After the reporting restrictions on the Huddersfield trial were lifted, the Conservative Home Secretary Sajid Javid sent out a tweet stating: "These sick Asian paedophiles are finally facing justice. I want to commend the bravery of the victims. For too long, they were ignored. Not on my watch. There will be no no-go areas." His referencing of the ethnic heritage of the offenders was strongly condemned by senior Labour politicians Diane Abbott, Sadiq Khan and David Lammy, who alleged that he was seeking "to pin the blame on [...] one group" and pandering to the far-right. In a later interview with Sky News, Javid accused his critics of being "oversensitive" and refused to apologise or withdraw his comment, saying: "When I made that comment I was stating the facts, and the sad truth is that if you look at recent high-profile convictions of gang-based child sexual exploitation there is a majority of people that come from Pakistani heritage backgrounds—that's plain for everyone to see."

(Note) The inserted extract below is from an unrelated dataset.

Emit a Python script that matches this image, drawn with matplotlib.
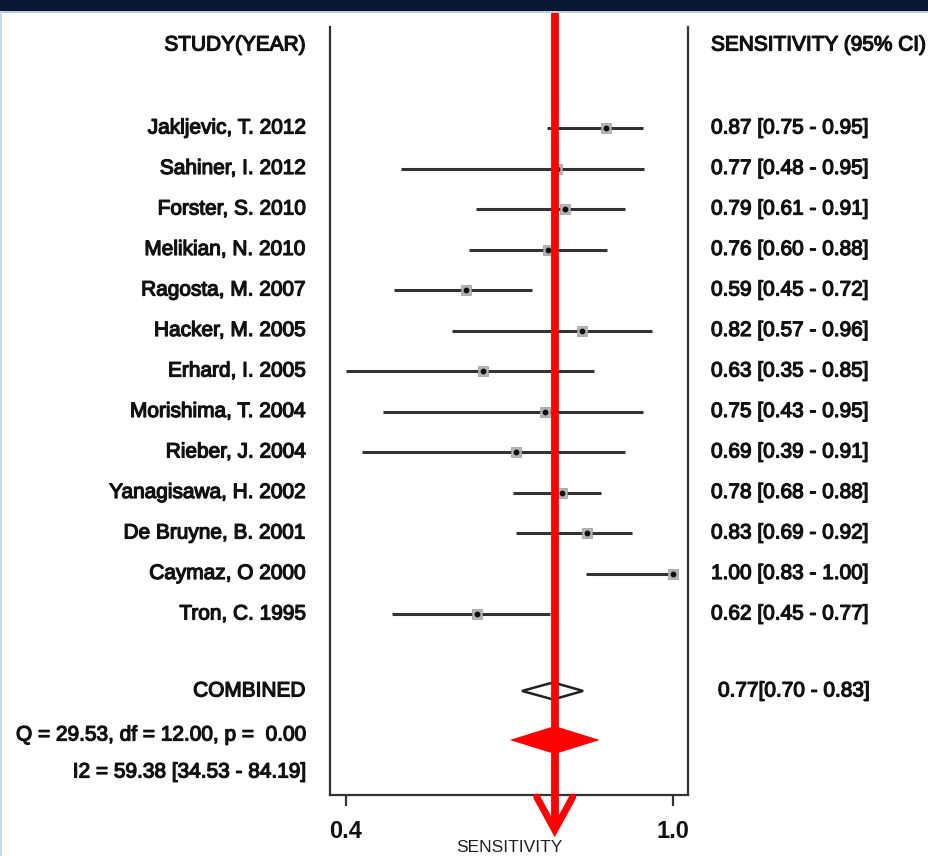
import matplotlib
matplotlib.use("Agg")
import matplotlib.pyplot as plt
import matplotlib.patheffects as pe
import numpy as np
from matplotlib.patches import Polygon, Rectangle
from matplotlib.transforms import blended_transform_factory

# ---------------------------------------------------------------- data --------
studies = ["Jakljevic, T. 2012", "Sahiner, I. 2012", "Forster, S. 2010",
           "Melikian, N. 2010", "Ragosta, M. 2007", "Hacker, M. 2005",
           "Erhard, I. 2005", "Morishima, T. 2004", "Rieber, J. 2004",
           "Yanagisawa, H. 2002", "De Bruyne, B. 2001", "Caymaz, O 2000",
           "Tron, C. 1995"]
# printed sensitivity [95% CI] column
sens_txt = [0.87, 0.77, 0.79, 0.76, 0.59, 0.82, 0.63, 0.75, 0.69, 0.78, 0.83, 1.00, 0.62]
lo_txt = [0.75, 0.48, 0.61, 0.60, 0.45, 0.57, 0.35, 0.43, 0.39, 0.68, 0.69, 0.83, 0.45]
hi_txt = [0.95, 0.95, 0.91, 0.88, 0.72, 0.96, 0.85, 0.95, 0.91, 0.88, 0.92, 1.00, 0.77]
# positions of the drawn marks
est_plot = [0.877, 0.787, 0.802, 0.771, 0.620, 0.833, 0.651, 0.765, 0.712, 0.796, 0.842, 1.000, 0.640]
lo_plot = [0.769, 0.501, 0.639, 0.626, 0.488, 0.595, 0.400, 0.468, 0.429, 0.706, 0.712, 0.840, 0.484]
hi_plot = [0.945, 0.947, 0.912, 0.879, 0.742, 0.961, 0.855, 0.945, 0.912, 0.868, 0.925, 1.000, 0.774]
comb_txt = (0.77, 0.70, 0.83)
comb_plot = (0.780, 0.723, 0.835)
het_q = "Q = 29.53, df = 12.00, p =  0.00"
het_i2 = "I2 = 59.38 [34.53 - 84.19]"
ref_line = 0.783

W, H = 929, 856
FONT = "Liberation Sans"
TXT = "#111111"
THICK = [pe.withStroke(linewidth=0.9, foreground=TXT)]

fig = plt.figure(figsize=(W / 100, H / 100), dpi=100)
fig.patch.set_facecolor("white")

# frame decorations of the slide
fig.patches.append(Rectangle((0, 1 - 11 / H), 1, 11 / H, transform=fig.transFigure,
                             facecolor="#0b1633", edgecolor="none", zorder=0))
fig.patches.append(Rectangle((0, 1 - 13 / H), 1, 2 / H, transform=fig.transFigure,
                             facecolor="#b9cde0", edgecolor="none", zorder=0))
fig.patches.append(Rectangle((0, 0), 2 / W, 1 - 11 / H, transform=fig.transFigure,
                             facecolor="#c6dcea", edgecolor="none", zorder=0))

# axes: 330..688 px wide, 27..795 px tall
ax = fig.add_axes([330 / W, 1 - 795 / H, (688 - 330) / W, (795 - 27) / H])
ax.set_facecolor("none")
PX = 545.0                       # pixels per sensitivity unit
ax.set_xlim(0.4 - 16 / PX, 1.0 + 15 / PX)
ROW0, STEP = 128, 40.5
ax.set_ylim((795 - ROW0) / STEP, (27 - ROW0) / STEP)

for sp in ("left", "right", "bottom"):
    ax.spines[sp].set_color("#333333")
    ax.spines[sp].set_linewidth(1.6)
ax.spines["top"].set_visible(False)
ax.set_yticks([])
ax.set_xticks([0.4, 1.0])
ax.set_xticklabels(["0.4", "1.0"])
ax.tick_params(axis="x", length=8, width=1.6, color="#333333", pad=10)
for t in ax.get_xticklabels():
    t.set_fontfamily(FONT)
    t.set_fontsize(17)
    t.set_fontweight("bold")
    t.set_color(TXT)

rows = np.arange(len(studies))
ax.hlines(rows, lo_plot, hi_plot, color="#333333", lw=2.2, zorder=2)
ax.plot(est_plot, rows, "s", ms=7, mfc="#b4b4b4", mec="#9a9a9a", mew=0.5, zorder=3)
ax.plot(est_plot, rows, "o", ms=3.2, color="#111111", zorder=4)

# combined (hollow diamond)
yc = 13.9
c_est, c_lo, c_hi = comb_plot
ax.add_patch(Polygon([(c_lo, yc), (c_est, yc - 0.21), (c_hi, yc), (c_est, yc + 0.21)],
                     closed=True, facecolor="none", edgecolor="#222222", lw=1.8,
                     zorder=3))

# ---------------------------------------------------------------- texts -------
tr = blended_transform_factory(fig.transFigure, ax.transData)
LX, RX = 306 / W, 711 / W
kw = dict(fontsize=15, family=FONT, color=TXT, va="center", transform=tr,
          path_effects=THICK)
ax.text(LX, (45 - ROW0) / STEP, "STUDY(YEAR)", ha="right", **kw)
ax.text(RX, (45 - ROW0) / STEP, "SENSITIVITY (95% CI)", ha="left", **kw)
for i, name in enumerate(studies):
    ax.text(LX, i, name, ha="right", **kw)
    ax.text(RX, i, f"{sens_txt[i]:.2f} [{lo_txt[i]:.2f} - {hi_txt[i]:.2f}]",
            ha="left", **kw)
ax.text(LX, yc, "COMBINED", ha="right", **kw)
ax.text(718 / W, yc, f"{comb_txt[0]:.2f}[{comb_txt[1]:.2f} - {comb_txt[2]:.2f}]",
        ha="left", **kw)
ax.text(LX, (735 - ROW0) / STEP, het_q, ha="right", **kw)
ax.text(LX, (772 - ROW0) / STEP, het_i2, ha="right", **kw)

fig.text(509 / W, 1 - 847 / H, "SENSITIVITY", ha="center", va="center",
         fontsize=12.5, family=FONT, color="#222222")

# ---------------------------------------------------------------- red overlay -
RED = "#ff0000"
y_top = (13 - ROW0) / STEP
y_tip = (830 - ROW0) / STEP
y_wing = (797 - ROW0) / STEP
ax.plot([ref_line, ref_line], [y_top, y_tip - 0.15], color=RED, lw=5.6, zorder=6,
        clip_on=False, solid_capstyle="butt")
wing = 18 / PX
ax.plot([ref_line - wing, ref_line, ref_line + wing], [y_wing, y_tip, y_wing],
        color=RED, lw=5, zorder=6, clip_on=False, solid_joinstyle="miter",
        solid_capstyle="round")
yd = (740 - ROW0) / STEP
dx, dy = 45 / PX, 14 / STEP
ax.add_patch(Polygon([(ref_line - dx, yd), (ref_line, yd - dy), (ref_line + dx, yd),
                      (ref_line, yd + dy)], closed=True, facecolor=RED,
                     edgecolor="none", zorder=6, clip_on=False))

fig.savefig("out.png", dpi=100)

In 2025, the national audit by Baroness Casey said there was enough local data from three police forces – Greater Manchester, South Yorkshire and West Yorkshire – to show that disproportionate numbers of Asian men were involved in child sex grooming gangs in those areas. In West Yorkshire, police data from the 2020–2024 period showed that 35% of 1,173 suspects were self-reported to be Asian and 34% white (no ethnicity was recorded for 24%), in contrast to the ethnicity profile for West Yorkshire which is 16% Asian and 77% White. The report said that the ethnicity of perpetrators had been "shied away from". Nationally, the ethnicity of the perpetrators was not recorded in two-thirds of cases, which made it impossible to draw conclusions at a national level or to assess the scale of the issue. Casey also called for a national inquiry, which was endorsed by the Prime Minister Keir Starmer, who announced two days before the report was published that there would be a full national statutory inquiry into grooming gangs.